GMV takes on responsibility for enlargement of the EUROSUR border-control project
GMV, technology business group, has won the contract for two-phase enlargement of the EUROSUR project, within the framework of the European Commission’s European Border Surveillance System (EUROSUR), under the responsibility of the European Agency for the Management of Operational Cooperation at the External Borders of the Member States of the European Union (FRONTEX, shortened from the French Frontières extérieures).
EUROSUR establishes a mechanism for cooperation and swapping information, allowing member-state border-control authorities and Frontex to collaborate in all the following:
- Reduce the number of undetected illegal immigrants in the Schengen area
- Reduce sea deaths among illegal immigrants
- Increase the EU’s internal security by preventing cross-border crime
The main aim of this Project is to provide the necessary capacity for creating a permanent connection between the whole set of National Coordination Centers (NCCs) and FRONTEX itself, using an extensible system that gives member-state border-control authorities access to a shared, secure and decentralized information network. This will give a fuller picture of EU cross-border incidents and their trend.
Program enlargement is being organized in two new phases during which twelve new member states with their corresponding nodes (six per phase) are being brought into the EUROSUR information network. As from 2013 EUROSUR will provide EU’s border member states with an operational and technological working framework that improves their situational awareness at external borders and hones their reaction capacity.

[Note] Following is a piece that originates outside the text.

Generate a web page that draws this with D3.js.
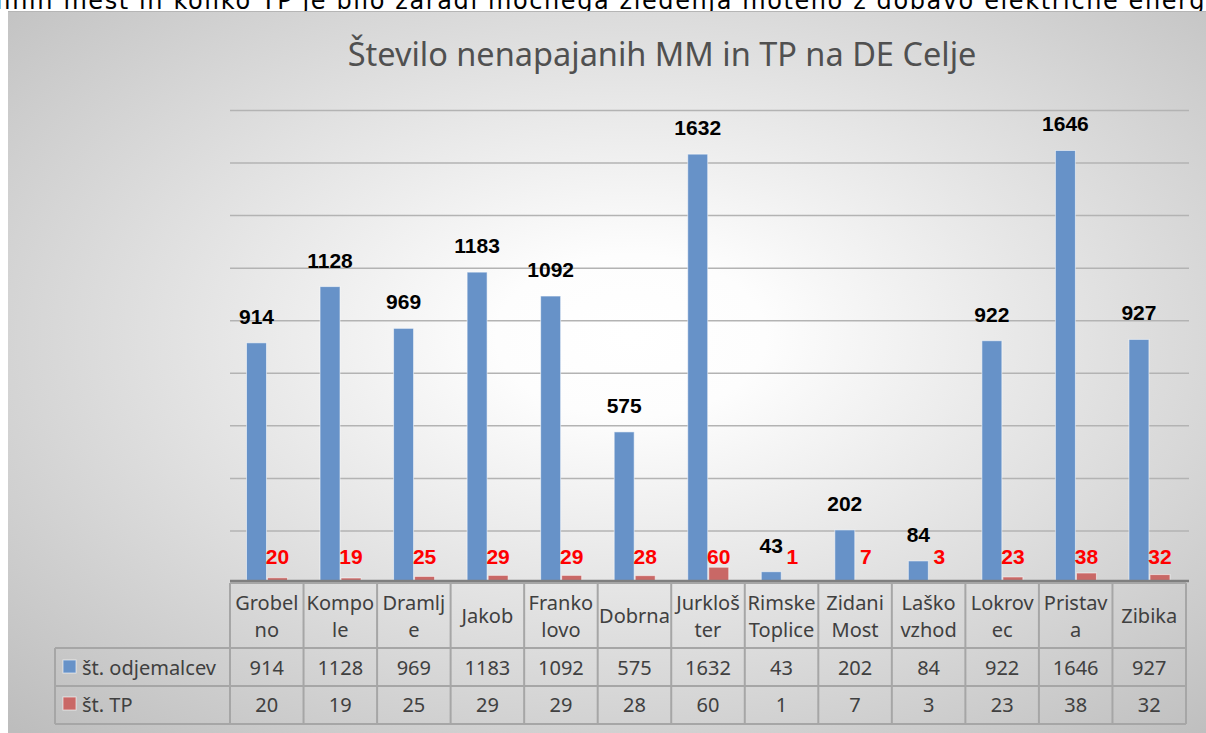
<!DOCTYPE html>
<html>
<head>
<meta charset="utf-8">
<script src="https://cdn.jsdelivr.net/npm/d3@7"></script>
<style>
  html, body { margin: 0; padding: 0; background: #fff; overflow: hidden; }
</style>
</head>
<body>
<svg id="chart" width="1206" height="733"></svg>
<script>
// podatki
const categories = ['Grobelno', 'Kompole', 'Dramlje', 'Jakob', 'Frankolovo', 'Dobrna', 'Jurklošter', 'Rimske Toplice', 'Zidani Most', 'Laško vzhod', 'Lokrovec', 'Pristava', 'Zibika']
const categoryLines = [['Grobel', 'no'], ['Kompo', 'le'], ['Dramlj', 'e'], ['Jakob'], ['Franko', 'lovo'], ['Dobrna'], ['Jurkloš', 'ter'], ['Rimske', 'Toplice'], ['Zidani', 'Most'], ['Laško', 'vzhod'], ['Lokrov', 'ec'], ['Pristav', 'a'], ['Zibika']]
const odjemalci = [914, 1128, 969, 1183, 1092, 575, 1632, 43, 202, 84, 922, 1646, 927]
const stTP = [20, 19, 25, 29, 29, 28, 60, 1, 7, 3, 23, 38, 32]
const seriesNames = ['št. odjemalcev', 'št. TP']
const gridTicks = [200, 400, 600, 800, 1000, 1200, 1400, 1600, 1800]
const title = 'Število nenapajanih MM in TP na DE Celje'
const caption = 'merilnih mest in koliko TP je bilo zaradi močnega žledenja moteno z dobavo električne energije'

const series = [
  { name: seriesNames[0], values: odjemalci, color: '#6792C8', labelColor: '#000' },
  { name: seriesNames[1], values: stTP, color: '#C96866', labelColor: '#FF0000' }
]

const svg = d3.select('#chart')
const plotLeft = 230
const plotRight = 1186
const gridRight = 1189
const tableFont = '"Noto Sans", "Open Sans", sans-serif'
const labelFont = '"Liberation Sans", Arial, sans-serif'

// ozadje - radialni gradient
const grad = svg.append('defs').append('radialGradient')
  .attr('id', 'bg')
  .attr('cx', '52%').attr('cy', '45%').attr('r', '75%')
grad.append('stop').attr('offset', '0').attr('stop-color', '#ffffff')
grad.append('stop').attr('offset', '0.15').attr('stop-color', '#fdfdfd')
grad.append('stop').attr('offset', '1').attr('stop-color', '#bdbdbd')

// besedilo nad grafom - v izvirniku odrezano na vrhu in na desni
const cap = svg.append('text')
  .attr('y', 9)
  .attr('font-family', '"DejaVu Sans", sans-serif')
  .attr('font-size', 24)
  .attr('letter-spacing', 1.6)
  .attr('fill', '#000')
  .text(caption)
// poravnaj tako, da se vidni del konča pri "energ" na desnem robu
const cutAt = caption.indexOf('energije') + 5
const visibleLen = cap.node().getSubStringLength(0, cutAt)
cap.attr('x', 1206 - visibleLen)

svg.append('rect')
  .attr('x', 8).attr('y', 11)
  .attr('width', 1198).attr('height', 722)
  .attr('fill', 'url(#bg)')
svg.append('line')
  .attr('x1', 8).attr('x2', 1206).attr('y1', 11.5).attr('y2', 11.5)
  .attr('stroke', '#b5b5b5').attr('stroke-width', 1)

// naslov
svg.append('text')
  .attr('x', 662)
  .attr('y', 66)
  .attr('text-anchor', 'middle')
  .attr('font-family', tableFont)
  .attr('font-size', 32.5)
  .attr('fill', '#505050')
  .text(title)

// skale
const x = d3.scaleBand().domain(categories).range([plotLeft, plotRight])
const xs = d3.scaleBand().domain(seriesNames).range([16.5, 57.5]).paddingInner(0.05)
const y = d3.scaleLinear().domain([0, 1800]).range([583, 110])
const bw = x.bandwidth()

// mreža
const grid = svg.append('g')
  .attr('transform', `translate(${plotLeft},0)`)
  .call(d3.axisLeft(y).tickValues(gridTicks).tickSize(-(gridRight - plotLeft)).tickFormat(''))
grid.select('.domain').remove()
grid.selectAll('.tick line')
  .attr('stroke', '#b3b3b3')
  .attr('stroke-width', 1.5)

// stolpci
series.forEach(s => {
  svg.append('g')
    .selectAll('rect')
    .data(s.values)
    .join('rect')
    .attr('x', (d, i) => x(categories[i]) + xs(s.name))
    .attr('y', d => y(d))
    .attr('width', xs.bandwidth())
    .attr('height', d => y(0) - y(d))
    .attr('fill', s.color)
    .attr('stroke', 'rgba(255,255,255,0.55)')
    .attr('stroke-width', 1)
})

// os
svg.append('line')
  .attr('x1', plotLeft).attr('x2', gridRight)
  .attr('y1', 581).attr('y2', 581)
  .attr('stroke', '#7f7f7f').attr('stroke-width', 2.5)

// oznake podatkov
svg.append('g')
  .selectAll('text')
  .data(odjemalci)
  .join('text')
  .attr('x', (d, i) => x(categories[i]) + xs(seriesNames[0]) + xs.bandwidth() / 2)
  .attr('y', d => y(d) - 19)
  .attr('text-anchor', 'middle')
  .attr('font-family', labelFont)
  .attr('font-weight', 'bold')
  .attr('font-size', 21)
  .attr('fill', series[0].labelColor)
  .text(d => d)

svg.append('g')
  .selectAll('text')
  .data(stTP)
  .join('text')
  .attr('x', (d, i) => x(categories[i]) + xs(seriesNames[1]) + xs.bandwidth() / 2)
  .attr('y', y(0) - 19)
  .attr('text-anchor', 'middle')
  .attr('font-family', labelFont)
  .attr('font-weight', 'bold')
  .attr('font-size', 21)
  .attr('fill', series[1].labelColor)
  .text(d => d)

// podatkovna tabela
const table = svg.append('g')
  .attr('stroke', '#a6a6a6')
  .attr('stroke-width', 2)
const rowY = [583, 648, 686, 724]
rowY.forEach((ry, i) => {
  table.append('line')
    .attr('x1', i === 0 ? plotLeft : 55).attr('x2', plotRight)
    .attr('y1', ry).attr('y2', ry)
})
table.append('line').attr('x1', 55).attr('x2', 55).attr('y1', 648).attr('y2', 724)
d3.range(categories.length + 1).forEach(i => {
  const cx = plotLeft + i * bw
  table.append('line').attr('x1', cx).attr('x2', cx).attr('y1', 583).attr('y2', 724)
})

const header = svg.append('g')
  .attr('font-family', tableFont)
  .attr('font-size', 20)
  .attr('fill', '#404040')
  .attr('text-anchor', 'middle')
categoryLines.forEach((lines, i) => {
  const t = header.append('text')
    .attr('x', x(categories[i]) + bw / 2)
  lines.forEach((ln, j) => {
    t.append('tspan')
      .attr('x', x(categories[i]) + bw / 2)
      .attr('y', lines.length === 1 ? 623 : 610 + j * 27)
      .text(ln)
  })
})

const rowBase = [675, 712]
series.forEach((s, k) => {
  svg.append('g')
    .selectAll('text')
    .data(s.values)
    .join('text')
    .attr('x', (d, i) => x(categories[i]) + bw / 2)
    .attr('y', rowBase[k])
    .attr('text-anchor', 'middle')
    .attr('font-family', tableFont)
    .attr('font-size', 20)
    .attr('fill', '#404040')
    .text(d => d)

  svg.append('rect')
    .attr('x', 63).attr('y', rowBase[k] - 15)
    .attr('width', 13).attr('height', 13)
    .attr('fill', s.color)
    .attr('stroke', 'rgba(255,255,255,0.6)')
  svg.append('text')
    .attr('x', 82).attr('y', rowBase[k])
    .attr('font-family', tableFont)
    .attr('font-size', 20)
    .attr('fill', '#404040')
    .text(s.name)
})
</script>
</body>
</html>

These nodes are now to be grafted onto those already deployed in earlier phases of the contract, which began at the end of 2010. In these phases GMV designed and implemented the network and its systems, equipping six member states and Frontex with network capacities and services. By the end of 2012, therefore, the EUROSUR network will comprise 18 EU member countries and Frontex, all totally operative.
Information is exchanged under bilateral agreements between the member states and under the constraints defined by them, although the overall aim and guiding spirit is the setting up of large communities all sharing the same information among Union countries.
Frontex, the Warsaw-based EU agency, was set up as a specialist and independent body in charge of coordinating operational cooperation between member states for the purposes of managing external borders. It thus helps the member states to train up their national border guards, monitors the development of research into the control and surveillance of external borders, helps member states in circumstances requiring increased technical and operational assistance at external borders and provides them with the necessary support in organizing joint return operations.
The EUROSUR project fits in perfectly with GMV’s ongoing strategy of internationalizing its defense and security activities and consolidates its leadership within Europe.